## START

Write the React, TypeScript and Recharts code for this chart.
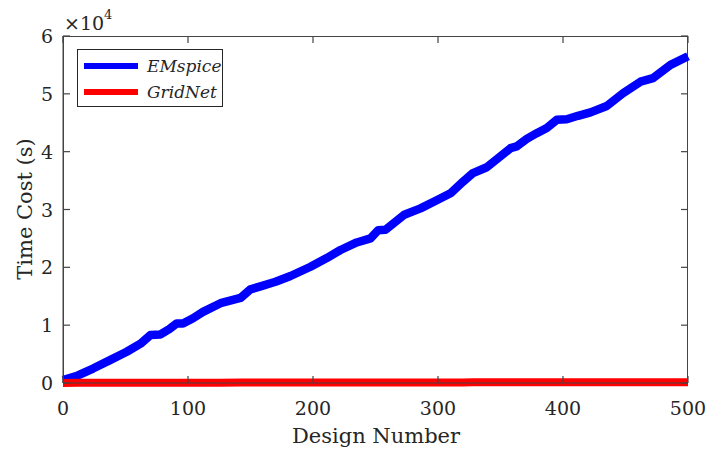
import { LineChart, Line, XAxis, YAxis, Legend } from 'recharts';

// design index where each sample was taken
const designNumber = [
  0, 12, 24, 38, 51, 62, 70, 78, 85, 91, 96, 104, 112, 126, 142, 150, 158, 170,
  182, 198, 211, 222, 235, 246, 252, 258, 273, 286, 299, 310, 320, 328, 339, 350,
  358, 363, 371, 379, 387, 395, 403, 412, 422, 435, 448, 462, 472, 486, 500,
];

// cumulative runtime in seconds
const emspiceCost = [
  500, 1300, 2500, 4000, 5400, 6800, 8300, 8400, 9300, 10300, 10300, 11200, 12300,
  13800, 14700, 16200, 16700, 17500, 18500, 20100, 21600, 23000, 24300, 25000,
  26400, 26500, 29100, 30200, 31600, 32800, 34800, 36300, 37300, 39200, 40600,
  40900, 42200, 43200, 44100, 45500, 45600, 46200, 46800, 47900, 50100, 52100,
  52700, 55000, 56500,
];

const gridnetCost = [
  20, 30, 30, 40, 40, 40, 50, 50, 50, 50, 60, 60, 60, 60, 70, 70, 70, 70, 80, 80,
  80, 80, 90, 90, 90, 90, 90, 100, 100, 100, 100, 110, 110, 110, 110, 110, 120,
  120, 120, 120, 130, 130, 130, 130, 140, 140, 140, 150, 150,
];

const xTicks = [0, 100, 200, 300, 400, 500];
const yTicks = [0, 10000, 20000, 30000, 40000, 50000, 60000];

const data = designNumber.map((d, i) => ({
  design: d,
  EMspice: emspiceCost[i],
  GridNet: gridnetCost[i],
}));

const FONT = '"DejaVu Serif", serif';
const INK = '#262626';
const AXIS = '#444';
const TICK_LEN = 7;
// plot box, used for the frame and to mirror tick marks onto the top and right edges
const BOX_X = 63;
const BOX_Y = 36;
const BOX_W = 625;
const BOX_H = 347;

const BottomTick = ({ x, y, payload }: any) => (
  <g>
    <line x1={x} y1={y} x2={x} y2={y - TICK_LEN} stroke={AXIS} strokeWidth={1.2} />
    <line x1={x} y1={y - BOX_H} x2={x} y2={y - BOX_H + TICK_LEN} stroke={AXIS} strokeWidth={1.2} />
    <text x={x} y={y + 32} textAnchor="middle" fontFamily={FONT} fontSize={19} fill={INK}>
      {payload.value}
    </text>
  </g>
);

const LeftTick = ({ x, y, payload }: any) => (
  <g>
    <line x1={x} y1={y} x2={x + TICK_LEN} y2={y} stroke={AXIS} strokeWidth={1.2} />
    <line x1={x + BOX_W} y1={y} x2={x + BOX_W - TICK_LEN} y2={y} stroke={AXIS} strokeWidth={1.2} />
    <text x={x - 10} y={y + 7} textAnchor="end" fontFamily={FONT} fontSize={19} fill={INK}>
      {payload.value / 10000}
    </text>
  </g>
);

const LegendBox = ({ payload }: any) => (
  <div
    style={{
      width: 144,
      height: 56,
      border: `1px solid ${INK}`,
      background: '#fff',
      position: 'relative',
    }}
  >
    {(payload || []).map((entry: any, i: number) => (
      <div
        key={entry.value}
        style={{ position: 'absolute', left: 5, top: 6 + i * 26, display: 'flex', alignItems: 'center', height: 20 }}
      >
        <svg width={56} height={20}>
          <line x1={1} y1={10} x2={55} y2={10} stroke={entry.color} strokeWidth={6} />
        </svg>
        <span
          style={{
            marginLeft: 8,
            fontFamily: FONT,
            fontStyle: 'italic',
            fontSize: 17,
            color: INK,
            lineHeight: '20px',
          }}
        >
          {entry.value}
        </span>
      </div>
    ))}
  </div>
);

export default function App() {
  return (
    <div style={{ position: 'absolute', left: 0, top: 0, width: 710, height: 456, background: '#fff' }}>
      {/* box frame around the plot, behind the chart */}
      <div
        style={{
          position: 'absolute',
          left: BOX_X,
          top: BOX_Y,
          width: BOX_W,
          height: BOX_H,
          border: `1.5px solid ${AXIS}`,
          boxSizing: 'border-box',
        }}
      />
      <LineChart
        width={710}
        height={456}
        data={data}
        margin={{ top: 36, right: 22, bottom: 0, left: 0 }}
        style={{ position: 'absolute', left: 0, top: 0 }}
      >
        <XAxis
          dataKey="design"
          type="number"
          domain={[0, 500]}
          ticks={xTicks}
          interval={0}
          height={73}
          tickSize={0}
          tickMargin={0}
          tickLine={false}
          axisLine={{ stroke: AXIS }}
          tick={<BottomTick />}
          label={{
            content: () => (
              <text x={376} y={443} textAnchor="middle" fontFamily={FONT} fontSize={21} fill={INK}>
                Design Number
              </text>
            ),
          }}
        />
        <YAxis
          type="number"
          domain={[0, 60000]}
          ticks={yTicks}
          interval={0}
          width={63}
          tickSize={0}
          tickMargin={0}
          tickLine={false}
          axisLine={{ stroke: AXIS }}
          tick={<LeftTick />}
          label={{
            content: () => (
              <g>
                <text
                  x={32}
                  y={209}
                  transform="rotate(-90 32 209)"
                  textAnchor="middle"
                  fontFamily={FONT}
                  fontSize={21}
                  fill={INK}
                >
                  Time Cost (s)
                </text>
                <text x={64} y={30} fontFamily={FONT} fontSize={19} fill={INK}>
                  ×10
                  <tspan dy={-11} fontSize={13}>
                    4
                  </tspan>
                </text>
              </g>
            ),
          }}
        />
        <Legend
          layout="vertical"
          align="center"
          verticalAlign="middle"
          content={<LegendBox />}
          wrapperStyle={{ position: 'absolute', left: 77, top: 49, width: 146, height: 58 }}
        />
        <Line
          type="linear"
          dataKey="EMspice"
          stroke="#0000ff"
          strokeWidth={8.5}
          strokeLinejoin="round"
          dot={false}
          isAnimationActive={false}
        />
        <Line
          type="linear"
          dataKey="GridNet"
          stroke="#ff0000"
          strokeWidth={8}
          dot={false}
          isAnimationActive={false}
        />
      </LineChart>
    </div>
  );
}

## END

Transcribe the material as is, with images omitted.

- **Solution**:
Write the React, TypeScript and Recharts code for this chart.
import { LineChart, Line, XAxis, YAxis, Legend } from 'recharts';

// design index where each sample was taken
const designNumber = [
  0, 12, 24, 38, 51, 62, 70, 78, 85, 91, 96, 104, 112, 126, 142, 150, 158, 170,
  182, 198, 211, 222, 235, 246, 252, 258, 273, 286, 299, 310, 320, 328, 339, 350,
  358, 363, 371, 379, 387, 395, 403, 412, 422, 435, 448, 462, 472, 486, 500,
];

// cumulative runtime in seconds
const emspiceCost = [
  500, 1300, 2500, 4000, 5400, 6800, 8300, 8400, 9300, 10300, 10300, 11200, 12300,
  13800, 14700, 16200, 16700, 17500, 18500, 20100, 21600, 23000, 24300, 25000,
  26400, 26500, 29100, 30200, 31600, 32800, 34800, 36300, 37300, 39200, 40600,
  40900, 42200, 43200, 44100, 45500, 45600, 46200, 46800, 47900, 50100, 52100,
  52700, 55000, 56500,
];

const gridnetCost = [
  20, 30, 30, 40, 40, 40, 50, 50, 50, 50, 60, 60, 60, 60, 70, 70, 70, 70, 80, 80,
  80, 80, 90, 90, 90, 90, 90, 100, 100, 100, 100, 110, 110, 110, 110, 110, 120,
  120, 120, 120, 130, 130, 130, 130, 140, 140, 140, 150, 150,
];

const xTicks = [0, 100, 200, 300, 400, 500];
const yTicks = [0, 10000, 20000, 30000, 40000, 50000, 60000];

const data = designNumber.map((d, i) => ({
  design: d,
  EMspice: emspiceCost[i],
  GridNet: gridnetCost[i],
}));

const FONT = '"DejaVu Serif", serif';
const INK = '#262626';
const AXIS = '#444';
const TICK_LEN = 7;
// plot box, used for the frame and to mirror tick marks onto the top and right edges
const BOX_X = 63;
const BOX_Y = 36;
const BOX_W = 625;
const BOX_H = 347;

const BottomTick = ({ x, y, payload }: any) => (
  <g>
    <line x1={x} y1={y} x2={x} y2={y - TICK_LEN} stroke={AXIS} strokeWidth={1.2} />
    <line x1={x} y1={y - BOX_H} x2={x} y2={y - BOX_H + TICK_LEN} stroke={AXIS} strokeWidth={1.2} />
    <text x={x} y={y + 32} textAnchor="middle" fontFamily={FONT} fontSize={19} fill={INK}>
      {payload.value}
    </text>
  </g>
);

const LeftTick = ({ x, y, payload }: any) => (
  <g>
    <line x1={x} y1={y} x2={x + TICK_LEN} y2={y} stroke={AXIS} strokeWidth={1.2} />
    <line x1={x + BOX_W} y1={y} x2={x + BOX_W - TICK_LEN} y2={y} stroke={AXIS} strokeWidth={1.2} />
    <text x={x - 10} y={y + 7} textAnchor="end" fontFamily={FONT} fontSize={19} fill={INK}>
      {payload.value / 10000}
    </text>
  </g>
);

const LegendBox = ({ payload }: any) => (
  <div
    style={{
      width: 144,
      height: 56,
      border: `1px solid ${INK}`,
      background: '#fff',
      position: 'relative',
    }}
  >
    {(payload || []).map((entry: any, i: number) => (
      <div
        key={entry.value}
        style={{ position: 'absolute', left: 5, top: 6 + i * 26, display: 'flex', alignItems: 'center', height: 20 }}
      >
        <svg width={56} height={20}>
          <line x1={1} y1={10} x2={55} y2={10} stroke={entry.color} strokeWidth={6} />
        </svg>
        <span
          style={{
            marginLeft: 8,
            fontFamily: FONT,
            fontStyle: 'italic',
            fontSize: 17,
            color: INK,
            lineHeight: '20px',
          }}
        >
          {entry.value}
        </span>
      </div>
    ))}
  </div>
);

export default function App() {
  return (
    <div style={{ position: 'absolute', left: 0, top: 0, width: 710, height: 456, background: '#fff' }}>
      {/* box frame around the plot, behind the chart */}
      <div
        style={{
          position: 'absolute',
          left: BOX_X,
          top: BOX_Y,
          width: BOX_W,
          height: BOX_H,
          border: `1.5px solid ${AXIS}`,
          boxSizing: 'border-box',
        }}
      />
      <LineChart
        width={710}
        height={456}
        data={data}
        margin={{ top: 36, right: 22, bottom: 0, left: 0 }}
        style={{ position: 'absolute', left: 0, top: 0 }}
      >
        <XAxis
          dataKey="design"
          type="number"
          domain={[0, 500]}
          ticks={xTicks}
          interval={0}
          height={73}
          tickSize={0}
          tickMargin={0}
          tickLine={false}
          axisLine={{ stroke: AXIS }}
          tick={<BottomTick />}
          label={{
            content: () => (
              <text x={376} y={443} textAnchor="middle" fontFamily={FONT} fontSize={21} fill={INK}>
                Design Number
              </text>
            ),
          }}
        />
        <YAxis
          type="number"
          domain={[0, 60000]}
          ticks={yTicks}
          interval={0}
          width={63}
          tickSize={0}
          tickMargin={0}
          tickLine={false}
          axisLine={{ stroke: AXIS }}
          tick={<LeftTick />}
          label={{
            content: () => (
              <g>
                <text
                  x={32}
                  y={209}
                  transform="rotate(-90 32 209)"
                  textAnchor="middle"
                  fontFamily={FONT}
                  fontSize={21}
                  fill={INK}
                >
                  Time Cost (s)
                </text>
                <text x={64} y={30} fontFamily={FONT} fontSize={19} fill={INK}>
                  ×10
                  <tspan dy={-11} fontSize={13}>
                    4
                  </tspan>
                </text>
              </g>
            ),
          }}
        />
        <Legend
          layout="vertical"
          align="center"
          verticalAlign="middle"
          content={<LegendBox />}
          wrapperStyle={{ position: 'absolute', left: 77, top: 49, width: 146, height: 58 }}
        />
        <Line
          type="linear"
          dataKey="EMspice"
          stroke="#0000ff"
          strokeWidth={8.5}
          strokeLinejoin="round"
          dot={false}
          isAnimationActive={false}
        />
        <Line
          type="linear"
          dataKey="GridNet"
          stroke="#ff0000"
          strokeWidth={8}
          dot={false}
          isAnimationActive={false}
        />
      </LineChart>
    </div>
  );
}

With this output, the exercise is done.